David Vann

C’est à partir de ce problème, cette question, ce passage, que le romancier américain David Vann déplie l’histoire affreuse de son dernier roman, Impurs. Les Français l’avaient découvert avec Sukkwan Island (éditions Gallmeister), best-seller immédiat, roman sur un père qui entraîne son fils, Roy, à s’isoler de tous avec lui, dans une cabane; les deux finiront par se haïr. Roman familial cauchemardesque : on est au coeur de l’univers de Vann. Passons sur Désolations (éditions Gallmeister) qui nous avait moins convaincu. Vann revient avec Impurs (éditions Gallmeister), roman viscéral réussi à l’instar de Sukkwan Island. Ça commence comme du Tchekhov (roman familial dilettante), ça continue comme du Bernhard (roman familial violent, gangrené par la haine) et ça finit comme un film d’horreur et dans un panthéisme New Age délirant, sinon fou. Ce roman hybride, nous raconte David Vann qui met les tripes sur la table, est très proche de sa propre vie.

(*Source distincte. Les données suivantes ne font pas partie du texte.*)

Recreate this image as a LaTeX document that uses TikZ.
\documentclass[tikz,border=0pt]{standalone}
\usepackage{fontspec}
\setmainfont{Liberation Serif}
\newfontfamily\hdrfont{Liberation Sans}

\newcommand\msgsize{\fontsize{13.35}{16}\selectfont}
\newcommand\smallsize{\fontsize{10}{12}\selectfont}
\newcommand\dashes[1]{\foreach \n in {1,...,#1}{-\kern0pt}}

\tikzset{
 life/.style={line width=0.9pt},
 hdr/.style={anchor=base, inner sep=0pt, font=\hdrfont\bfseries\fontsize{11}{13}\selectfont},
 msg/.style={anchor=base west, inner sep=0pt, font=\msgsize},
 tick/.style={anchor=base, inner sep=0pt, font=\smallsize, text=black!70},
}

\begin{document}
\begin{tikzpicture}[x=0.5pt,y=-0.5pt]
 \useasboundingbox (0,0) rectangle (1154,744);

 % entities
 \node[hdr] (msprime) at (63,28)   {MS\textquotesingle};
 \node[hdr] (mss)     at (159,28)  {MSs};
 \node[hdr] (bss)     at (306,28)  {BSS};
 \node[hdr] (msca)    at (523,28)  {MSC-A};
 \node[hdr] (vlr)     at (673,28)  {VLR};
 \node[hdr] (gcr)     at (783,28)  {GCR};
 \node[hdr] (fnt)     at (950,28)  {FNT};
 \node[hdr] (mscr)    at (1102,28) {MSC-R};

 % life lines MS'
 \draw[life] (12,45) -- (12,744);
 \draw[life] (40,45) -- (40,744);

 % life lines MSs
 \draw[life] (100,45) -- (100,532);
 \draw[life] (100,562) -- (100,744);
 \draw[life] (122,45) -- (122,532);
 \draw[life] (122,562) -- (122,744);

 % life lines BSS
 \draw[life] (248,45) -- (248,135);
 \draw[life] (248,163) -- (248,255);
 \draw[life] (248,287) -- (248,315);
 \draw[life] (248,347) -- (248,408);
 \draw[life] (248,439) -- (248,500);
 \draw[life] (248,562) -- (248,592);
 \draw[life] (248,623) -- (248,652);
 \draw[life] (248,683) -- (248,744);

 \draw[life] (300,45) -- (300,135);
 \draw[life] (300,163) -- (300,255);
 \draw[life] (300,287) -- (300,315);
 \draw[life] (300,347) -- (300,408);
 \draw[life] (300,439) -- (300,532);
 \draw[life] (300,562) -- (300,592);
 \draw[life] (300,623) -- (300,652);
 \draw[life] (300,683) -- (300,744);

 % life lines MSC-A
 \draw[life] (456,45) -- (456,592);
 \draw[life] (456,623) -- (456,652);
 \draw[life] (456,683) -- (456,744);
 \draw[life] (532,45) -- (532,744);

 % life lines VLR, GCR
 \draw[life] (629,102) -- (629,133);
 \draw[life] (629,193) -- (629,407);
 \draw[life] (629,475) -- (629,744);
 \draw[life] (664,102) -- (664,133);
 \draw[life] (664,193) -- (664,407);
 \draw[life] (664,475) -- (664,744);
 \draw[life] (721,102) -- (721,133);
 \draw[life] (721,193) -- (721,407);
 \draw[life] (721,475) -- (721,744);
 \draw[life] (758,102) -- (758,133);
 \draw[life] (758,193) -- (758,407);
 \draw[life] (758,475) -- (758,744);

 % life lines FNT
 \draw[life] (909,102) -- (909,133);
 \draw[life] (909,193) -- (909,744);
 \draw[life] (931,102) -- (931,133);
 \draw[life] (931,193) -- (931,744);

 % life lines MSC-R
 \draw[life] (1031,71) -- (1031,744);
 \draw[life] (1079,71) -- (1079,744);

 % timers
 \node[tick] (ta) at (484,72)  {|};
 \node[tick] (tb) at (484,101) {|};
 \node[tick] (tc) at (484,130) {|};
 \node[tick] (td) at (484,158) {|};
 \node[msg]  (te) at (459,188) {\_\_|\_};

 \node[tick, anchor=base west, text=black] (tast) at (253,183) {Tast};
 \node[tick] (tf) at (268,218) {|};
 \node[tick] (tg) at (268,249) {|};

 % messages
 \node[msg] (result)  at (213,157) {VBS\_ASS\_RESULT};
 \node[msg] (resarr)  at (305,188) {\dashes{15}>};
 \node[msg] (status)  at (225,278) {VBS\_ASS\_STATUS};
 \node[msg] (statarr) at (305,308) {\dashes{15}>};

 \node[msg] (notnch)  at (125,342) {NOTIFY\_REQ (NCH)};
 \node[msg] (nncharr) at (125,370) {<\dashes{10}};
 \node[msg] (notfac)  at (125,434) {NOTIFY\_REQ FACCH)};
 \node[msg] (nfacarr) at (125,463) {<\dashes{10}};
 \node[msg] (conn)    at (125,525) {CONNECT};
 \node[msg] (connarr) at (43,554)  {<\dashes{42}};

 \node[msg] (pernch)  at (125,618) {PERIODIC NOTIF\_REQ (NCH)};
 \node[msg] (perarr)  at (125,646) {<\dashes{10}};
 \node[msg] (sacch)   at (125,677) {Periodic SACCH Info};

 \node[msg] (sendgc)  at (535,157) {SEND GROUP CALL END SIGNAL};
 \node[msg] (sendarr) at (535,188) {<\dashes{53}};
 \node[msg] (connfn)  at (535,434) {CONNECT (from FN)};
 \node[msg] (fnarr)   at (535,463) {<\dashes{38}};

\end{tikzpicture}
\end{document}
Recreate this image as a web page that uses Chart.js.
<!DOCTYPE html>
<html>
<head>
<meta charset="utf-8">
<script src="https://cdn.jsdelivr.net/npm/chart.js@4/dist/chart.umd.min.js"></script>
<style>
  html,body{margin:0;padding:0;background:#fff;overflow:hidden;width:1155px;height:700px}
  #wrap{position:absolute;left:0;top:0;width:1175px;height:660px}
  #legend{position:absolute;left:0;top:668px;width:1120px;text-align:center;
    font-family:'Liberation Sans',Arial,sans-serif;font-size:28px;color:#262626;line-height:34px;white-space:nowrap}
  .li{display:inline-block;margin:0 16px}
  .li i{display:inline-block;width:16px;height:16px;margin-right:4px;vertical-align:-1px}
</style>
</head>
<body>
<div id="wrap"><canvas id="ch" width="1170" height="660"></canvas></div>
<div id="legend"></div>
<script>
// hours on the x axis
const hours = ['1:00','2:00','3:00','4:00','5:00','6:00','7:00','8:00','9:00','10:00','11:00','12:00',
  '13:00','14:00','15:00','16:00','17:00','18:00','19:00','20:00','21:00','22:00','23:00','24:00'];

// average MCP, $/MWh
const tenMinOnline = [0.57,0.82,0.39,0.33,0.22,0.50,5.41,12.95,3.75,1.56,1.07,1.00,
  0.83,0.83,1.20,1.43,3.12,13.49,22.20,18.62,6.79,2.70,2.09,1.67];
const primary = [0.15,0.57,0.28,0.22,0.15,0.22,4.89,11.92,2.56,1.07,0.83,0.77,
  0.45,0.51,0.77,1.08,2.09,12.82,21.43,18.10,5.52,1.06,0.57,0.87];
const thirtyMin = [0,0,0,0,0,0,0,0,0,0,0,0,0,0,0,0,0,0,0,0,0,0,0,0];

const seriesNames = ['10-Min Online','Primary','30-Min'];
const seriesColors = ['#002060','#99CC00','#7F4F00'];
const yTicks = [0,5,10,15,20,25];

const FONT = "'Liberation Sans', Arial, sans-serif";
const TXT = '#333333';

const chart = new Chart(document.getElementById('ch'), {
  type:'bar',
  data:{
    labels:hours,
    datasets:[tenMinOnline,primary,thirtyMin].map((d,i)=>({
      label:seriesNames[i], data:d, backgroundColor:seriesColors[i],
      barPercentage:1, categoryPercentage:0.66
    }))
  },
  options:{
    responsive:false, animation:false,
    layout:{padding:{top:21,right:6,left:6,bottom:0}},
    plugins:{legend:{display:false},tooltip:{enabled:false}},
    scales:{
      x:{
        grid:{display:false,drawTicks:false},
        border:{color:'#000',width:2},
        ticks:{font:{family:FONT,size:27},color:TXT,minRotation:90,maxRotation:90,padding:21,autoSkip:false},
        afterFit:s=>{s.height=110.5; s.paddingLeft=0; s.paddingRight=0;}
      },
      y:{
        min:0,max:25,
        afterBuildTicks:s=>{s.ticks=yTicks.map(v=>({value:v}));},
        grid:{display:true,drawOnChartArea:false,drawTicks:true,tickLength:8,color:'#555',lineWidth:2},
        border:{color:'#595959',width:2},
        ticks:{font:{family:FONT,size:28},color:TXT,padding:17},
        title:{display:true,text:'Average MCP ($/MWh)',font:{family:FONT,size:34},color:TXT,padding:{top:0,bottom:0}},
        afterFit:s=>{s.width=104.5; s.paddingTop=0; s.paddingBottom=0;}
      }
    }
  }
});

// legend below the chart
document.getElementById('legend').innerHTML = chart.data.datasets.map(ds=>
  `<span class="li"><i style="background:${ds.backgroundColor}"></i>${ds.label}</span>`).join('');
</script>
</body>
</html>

Oh My god ! Ce Vann est un furieux : il s’agit d’un fils qui enterre sa mère vivante !

Kevin Powers

Un autre Américain publie un premier roman impressionnant, Kevin Powers, avec Yellow Birds (Stock). Il raconte son expérience en Irak, à Al Tafar, en 2004. A travers un lyrisme frisant la naïveté, (il n’avait que 17 ans quand il est parti en guerre), des images réussies, il raconte la cruauté de la guerre, de sa guerre, son absurdité permanente, la folie qui y rôde sans cesser, l’impossible retour du vétéran, la détresse de celui qui tue trop tôt et une fois pour toute l’innocence qui vit en lui, encore beaucoup, à cet âge-là. Il voulait devenir un homme, nous dit-il dans l’entretien : il l’a payé bien cher. Sa tristesse est grande.

Bruno Dumont

Il signe peut-être son plus beau film : Camille Claudel 1915. Juliette Binoche, en retenue, excelle dans son travail d’actrice. Grâce d’une sainte, larmes amères, rires tendus, silences résignés, grimaces de malades : son visage exprime à la perfection une palette large de sentiments. Le film est rigoureux, les plans fixes, dépassionnés et dépouillés jusqu’à l’os. C’est l’anti Camille Claudel de Bruno Nuytten, romantique en diable. Le réalisateur empreint de mysticisme, semble garder ses distances dans ce film vis-à-vis de ses penchants habituels, pour montrer. Bassement montrer, pourrait-on dire. Montrer quoi ? Le quotidien de Camille, trois jours, 1915, asile psychiatrique de Montdevergues, ennui, répétition des gestes, joie, crainte, doute, fatigue, faim, sommeil : tout y passe, c’est-à-dire pas grand-chose ; l’oisiveté tout au plus. Montrer en élargissant la focale, mais pas beaucoup plus : le fonctionnement d’un asile psychiatrique. Le film est comme une peinture réaliste. C’est, me semble-t-il, la plus belle force du film : avoir évacué la tentation bien tentante de faire du drame ou du tragique avec ce sujet-là (même si des traces de l’un ou de l’autre apparaissent ici et là dans le film). Dumont, paisiblement, prend des notes, cadre, observe, « soustrait », comme il nous le dit dans son entretien. Pas la peine d’ajouter du drame au drame ; c’est tout l’art minimal de Dumont. Camille Claudel ne sortira jamais de cet asile, elle y mourra, 30 ans plus tard. Rien à ajouter, pourrait nous dire l’élégant Dumont.